Ao mesmo tempo, Haddad não deixou de reforçar uma agenda progressista, pregando mais impostos para os mais ricos para compensar isenções aos mais pobres. Também afirmou que destinar terra sem função social para a reforma agrária é apenas cumprir a lei.

Em entrevista à Folha e UOL, ele deixou claro que não abandonaria seu projeto de esquerda: "a vitória a qualquer custo não vale a pena".

"É óbvio que quero ganhar a eleição. Mas estou defendendo um programa de governo. Se o eleitor paulista entender que o programa é bom e que eu tenho condições de executá-lo, ele vai me eleger. Se ele achar que não, ele vai eleger outra pessoa. E isso faz parte do jogo."

Haddad disse que não existe mais aceno ao centro do que colocar Alckmin e Boulos no mesmo carro de som, como ocorreu no Campo Limpo, zona sul, no último domingo.

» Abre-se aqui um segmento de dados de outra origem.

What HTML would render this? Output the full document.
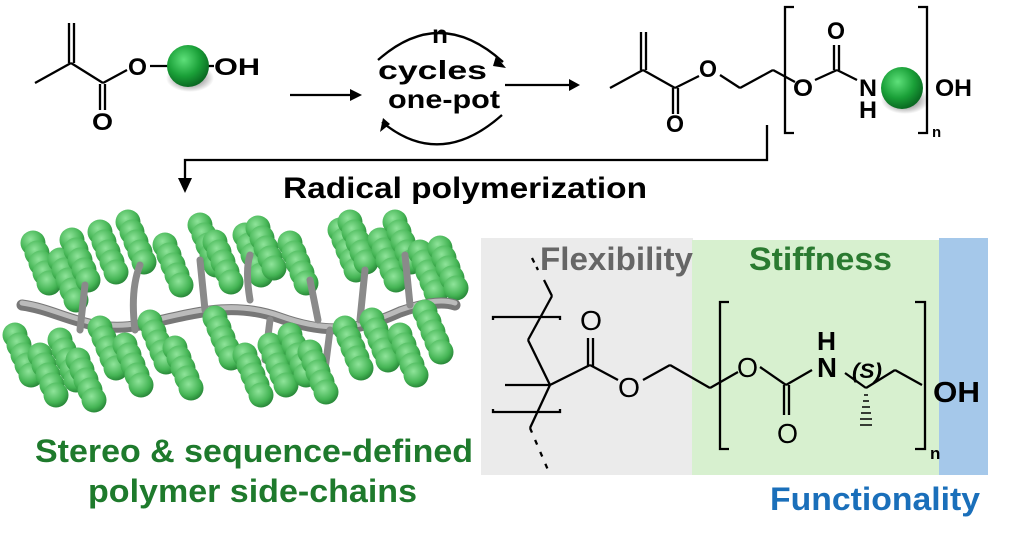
<!DOCTYPE html>
<html><head><meta charset="utf-8"><style>
body{margin:0;background:#fff;}
svg{display:block;font-family:"Liberation Sans",Arial,sans-serif;font-weight:bold;}
</style></head><body>
<svg width="1024" height="540" viewBox="0 0 1024 540" xmlns="http://www.w3.org/2000/svg">
<defs>
<radialGradient id="gb" cx="0.4" cy="0.35" r="0.65">
<stop offset="0" stop-color="#5ee07a"/><stop offset="0.6" stop-color="#1aa038"/><stop offset="1" stop-color="#0a6a22"/></radialGradient>
<radialGradient id="gs" cx="0.4" cy="0.35" r="0.65">
<stop offset="0" stop-color="#8fe49a"/><stop offset="0.7" stop-color="#45b555"/><stop offset="1" stop-color="#2a8a3a"/></radialGradient>
<radialGradient id="sh" cx="0.5" cy="0.5" r="0.5"><stop offset="0.5" stop-color="#000" stop-opacity="0.35"/><stop offset="1" stop-color="#000" stop-opacity="0"/></radialGradient>
<g id="st"><circle cx="0" cy="0" r="12.5" fill="url(#gs)"/><circle cx="4" cy="10" r="12.5" fill="url(#gs)"/><circle cx="8" cy="20" r="12.5" fill="url(#gs)"/><circle cx="12" cy="30" r="12.5" fill="url(#gs)"/><circle cx="16" cy="40" r="12.5" fill="url(#gs)"/></g>
</defs>

<!-- left monomer -->
<g stroke="#000" stroke-width="2.3" fill="none">
<line x1="69" y1="23" x2="69" y2="63"/><line x1="74" y1="23" x2="74" y2="63"/>
<line x1="35" y1="83" x2="71" y2="63"/><line x1="71" y1="63" x2="103" y2="83"/>
<line x1="100" y1="84" x2="100" y2="110"/><line x1="105" y1="84" x2="105" y2="110"/>
<line x1="103" y1="83" x2="127" y2="70"/><line x1="150" y1="66" x2="168" y2="66"/><line x1="208" y1="66" x2="214" y2="66"/>
<line x1="290" y1="95" x2="350" y2="95"/>
<path d="M378,60 Q440,5 503,62"/><path d="M502,115 Q440,170 382,122"/>
<line x1="505" y1="85" x2="570" y2="85"/>
</g>
<path d="M350,89 L362,95 L350,101z"/>
<path d="M496,56 L506,68 L493,66z"/>
<path d="M383,118 L380,132 L390,124z"/>
<path d="M569,79 L580,85 L569,91z"/>
<ellipse cx="190" cy="78" rx="24" ry="14" fill="url(#sh)"/>
<circle cx="188" cy="66" r="21" fill="url(#gb)"/>
<text x="128" y="75" font-size="24" textLength="19" lengthAdjust="spacingAndGlyphs">O</text>
<text x="92" y="130" font-size="24" textLength="21" lengthAdjust="spacingAndGlyphs">O</text>
<text x="214" y="75" font-size="24" textLength="46" lengthAdjust="spacingAndGlyphs">OH</text>
<text x="432" y="43" font-size="25" textLength="16" lengthAdjust="spacingAndGlyphs">n</text>
<text x="378" y="79" font-size="26" textLength="109" lengthAdjust="spacingAndGlyphs">cycles</text>
<text x="388" y="108" font-size="26" textLength="112" lengthAdjust="spacingAndGlyphs">one-pot</text>

<!-- right monomer -->
<g stroke="#000" stroke-width="2.3" fill="none">
<line x1="641" y1="32" x2="641" y2="70"/><line x1="646" y1="32" x2="646" y2="70"/>
<line x1="610" y1="88" x2="643" y2="70"/><line x1="643" y1="70" x2="675" y2="88"/>
<line x1="673" y1="88" x2="673" y2="114"/><line x1="678" y1="88" x2="678" y2="114"/>
<line x1="675" y1="88" x2="699" y2="76"/><line x1="720" y1="75" x2="740" y2="88"/><line x1="740" y1="88" x2="773" y2="70"/><line x1="773" y1="70" x2="795" y2="82"/>
<polyline points="794,7 785,7 785,133 794,133"/>
<polyline points="918,7 927,7 927,133 918,133"/>
<line x1="815" y1="80" x2="837" y2="70"/><line x1="834" y1="70" x2="834" y2="45"/><line x1="839" y1="70" x2="839" y2="45"/>
<line x1="837" y1="70" x2="857" y2="80"/>
<polyline points="767,125 767,160 185,160 185,180"/>
</g>
<path d="M178,178 L185,193 L192,178z"/>
<ellipse cx="905" cy="100" rx="24" ry="14" fill="url(#sh)"/>
<circle cx="902" cy="88" r="21" fill="url(#gb)"/>
<text x="699" y="77" font-size="24" textLength="18" lengthAdjust="spacingAndGlyphs">O</text>
<text x="666" y="132" font-size="24" textLength="18" lengthAdjust="spacingAndGlyphs">O</text>
<text x="793" y="96" font-size="24" textLength="20" lengthAdjust="spacingAndGlyphs">O</text>
<text x="827" y="39" font-size="24" textLength="18" lengthAdjust="spacingAndGlyphs">O</text>
<text x="859" y="96" font-size="24" textLength="18" lengthAdjust="spacingAndGlyphs">N</text>
<text x="859" y="118" font-size="24" textLength="18" lengthAdjust="spacingAndGlyphs">H</text>
<text x="935" y="96" font-size="24" textLength="37" lengthAdjust="spacingAndGlyphs">OH</text>
<text x="932" y="137" font-size="15">n</text>
<text x="283" y="198" font-size="30" textLength="364" lengthAdjust="spacingAndGlyphs">Radical polymerization</text>

<!-- polymer image -->
<g>
<use href="#st" x="33" y="243"/><use href="#st" x="60" y="260"/><use href="#st" x="72" y="240"/><use href="#st" x="100" y="232"/><use href="#st" x="128" y="222"/><use href="#st" x="165" y="245"/><use href="#st" x="200" y="225"/><use href="#st" x="215" y="242"/><use href="#st" x="245" y="235"/><use href="#st" x="258" y="228"/><use href="#st" x="290" y="243"/><use href="#st" x="340" y="230"/><use href="#st" x="350" y="222"/><use href="#st" x="380" y="240"/><use href="#st" x="395" y="222"/><use href="#st" x="420" y="252"/><use href="#st" x="440" y="248"/>
</g>
<g fill="none" stroke-linecap="round">
<path d="M22,305 C60,310 90,335 140,325 C190,315 230,300 280,318 C330,336 360,330 400,312 C420,305 440,300 455,305" stroke="#777" stroke-width="11"/>
<path d="M22,303 C60,308 90,333 140,323 C190,313 230,298 280,316 C330,334 360,328 400,310 C420,303 440,298 455,303" stroke="#bbb" stroke-width="5"/>
<g stroke="#8a8a8a" stroke-width="7">
<path d="M80,330 L85,285"/><path d="M135,330 Q130,290 140,265"/><path d="M205,310 L200,260"/><path d="M250,300 Q245,270 250,255"/><path d="M318,320 L310,280"/><path d="M360,320 L365,270"/><path d="M410,305 L405,255"/><path d="M105,335 L110,375"/><path d="M160,325 L165,365"/><path d="M270,320 L265,360"/><path d="M330,330 L325,370"/>
</g></g>
<g>
<use href="#st" x="15" y="335"/><use href="#st" x="40" y="355"/><use href="#st" x="60" y="340"/><use href="#st" x="78" y="360"/><use href="#st" x="100" y="328"/><use href="#st" x="125" y="345"/><use href="#st" x="150" y="322"/><use href="#st" x="175" y="348"/><use href="#st" x="215" y="318"/><use href="#st" x="245" y="355"/><use href="#st" x="270" y="345"/><use href="#st" x="290" y="335"/><use href="#st" x="310" y="352"/><use href="#st" x="345" y="328"/><use href="#st" x="372" y="320"/><use href="#st" x="400" y="335"/><use href="#st" x="425" y="312"/>
</g>
<text x="35" y="462" font-size="32" fill="#1e7a2c" textLength="438" lengthAdjust="spacingAndGlyphs">Stereo &amp; sequence-defined</text>
<text x="88" y="502" font-size="32" fill="#1e7a2c" textLength="329" lengthAdjust="spacingAndGlyphs">polymer side-chains</text>

<!-- bottom right structure -->
<rect x="481" y="238" width="212" height="237" fill="#ebebeb"/>
<rect x="692" y="240" width="248" height="235" fill="#d7f0cf"/>
<rect x="939" y="238" width="49" height="237" fill="#a5c8ea"/>
<text x="540" y="270" font-size="32" fill="#666" textLength="153" lengthAdjust="spacingAndGlyphs">Flexibility</text>
<text x="749" y="270" font-size="32" fill="#2a7a30" textLength="143" lengthAdjust="spacingAndGlyphs">Stiffness</text>
<text x="770" y="510" font-size="32" fill="#1a6fba" textLength="210" lengthAdjust="spacingAndGlyphs">Functionality</text>
<g stroke="#000" stroke-width="2.3" fill="none">
<line x1="532" y1="258" x2="538" y2="270" stroke-dasharray="5,5"/><line x1="544" y1="280" x2="552" y2="296"/>
<polyline points="493,320 493,317 560,317 560,320"/>
<line x1="552" y1="296" x2="528" y2="340"/><line x1="528" y1="340" x2="550" y2="385"/>
<line x1="505" y1="385" x2="550" y2="385"/><line x1="550" y1="385" x2="590" y2="365"/>
<line x1="588" y1="366" x2="588" y2="338"/><line x1="593" y1="366" x2="593" y2="338"/>
<line x1="590" y1="365" x2="618" y2="380"/><line x1="643" y1="380" x2="670" y2="365"/><line x1="670" y1="365" x2="710" y2="388"/><line x1="710" y1="388" x2="738" y2="372"/>
<polyline points="493,409 493,412 560,412 560,409"/>
<line x1="550" y1="385" x2="530" y2="428"/><line x1="530" y1="428" x2="548" y2="470" stroke-dasharray="5,8"/>
<polyline points="729,302 720,302 720,449 729,449"/>
<polyline points="915,302 925,302 925,449 915,449"/>
<line x1="760" y1="367" x2="786" y2="385"/><line x1="784" y1="385" x2="784" y2="415"/><line x1="789" y1="385" x2="789" y2="415"/>
<line x1="786" y1="385" x2="812" y2="370"/><line x1="845" y1="373" x2="866" y2="388"/><line x1="866" y1="388" x2="895" y2="370"/><line x1="895" y1="370" x2="922" y2="385"/>
</g>
<g stroke="#000" stroke-width="1.5">
<line x1="864" y1="395" x2="868" y2="395"/><line x1="863" y1="401" x2="869" y2="401"/><line x1="862" y1="407" x2="870" y2="407"/><line x1="861" y1="413" x2="871" y2="413"/><line x1="860" y1="419" x2="872" y2="419"/><line x1="860" y1="425" x2="872" y2="425"/>
</g>
<text x="580" y="330" font-size="28" font-weight="normal" textLength="22" lengthAdjust="spacingAndGlyphs">O</text>
<text x="618" y="397" font-size="28" font-weight="normal" textLength="22" lengthAdjust="spacingAndGlyphs">O</text>
<text x="737" y="377" font-size="28" font-weight="normal" textLength="21" lengthAdjust="spacingAndGlyphs">O</text>
<text x="777" y="443" font-size="28" font-weight="normal" textLength="21" lengthAdjust="spacingAndGlyphs">O</text>
<text x="817" y="377" font-size="28" textLength="20" lengthAdjust="spacingAndGlyphs">N</text>
<text x="817" y="350" font-size="26" textLength="19" lengthAdjust="spacingAndGlyphs">H</text>
<text x="852" y="378" font-size="21" font-style="italic" textLength="30" lengthAdjust="spacingAndGlyphs">(S)</text>
<text x="933" y="402" font-size="29" textLength="47" lengthAdjust="spacingAndGlyphs">OH</text>
<text x="930" y="459" font-size="17">n</text>
</svg>
</body></html>
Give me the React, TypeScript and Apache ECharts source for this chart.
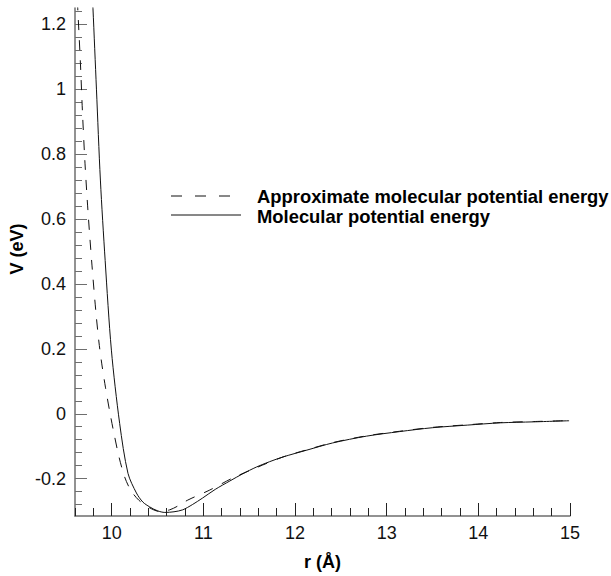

O petista promoveu uma inédita união da esquerda já no primeiro turno. Um a um, Alckmin, Boulos e França abandonaram o projeto de concorrer ao Bandeirantes e embarcaram na campanha do PT.

Haddad diz que, após perder em 2018, convenceu Lula de que a eleição de 2022 deveria começar pelo segundo turno, ou seja, pela construção de alianças fora da bolha, e se dedicou a isso, sendo padrinho da chapa Lula-Alckmin e da reaproximação com Marina.

Diferentemente do presidenciável, no entanto, Haddad não obteve uma frente tão diversa, esbarrando em partidos de centro que escolheram Tarcísio, como PSDB, MDB e PSD.

O "mais tucano dos petistas" se esforçou para avançar sobre o campo do PSDB guiado por Alckmin. Apropriou-se da raiz paulista do rival Rodrigo para se contrapor ao carioca Tarcísio e defendeu o Instituto Butantan.

Ainda que a potência eleitoral do bolsonarismo seja inequívoca, Haddad pôde contar, neste pleito, com uma mudança no espírito do tempo em relação a 2016 e 2018.

Em vez de preso, Lula tem os processos anulados; ações e investigações contra Haddad foram arquivadas; a Lava Jato perdeu seu brilho; as fake news, embora sejam um desafio, são mais combatidas; e o impeachment de Dilma Rousseff (PT) é história.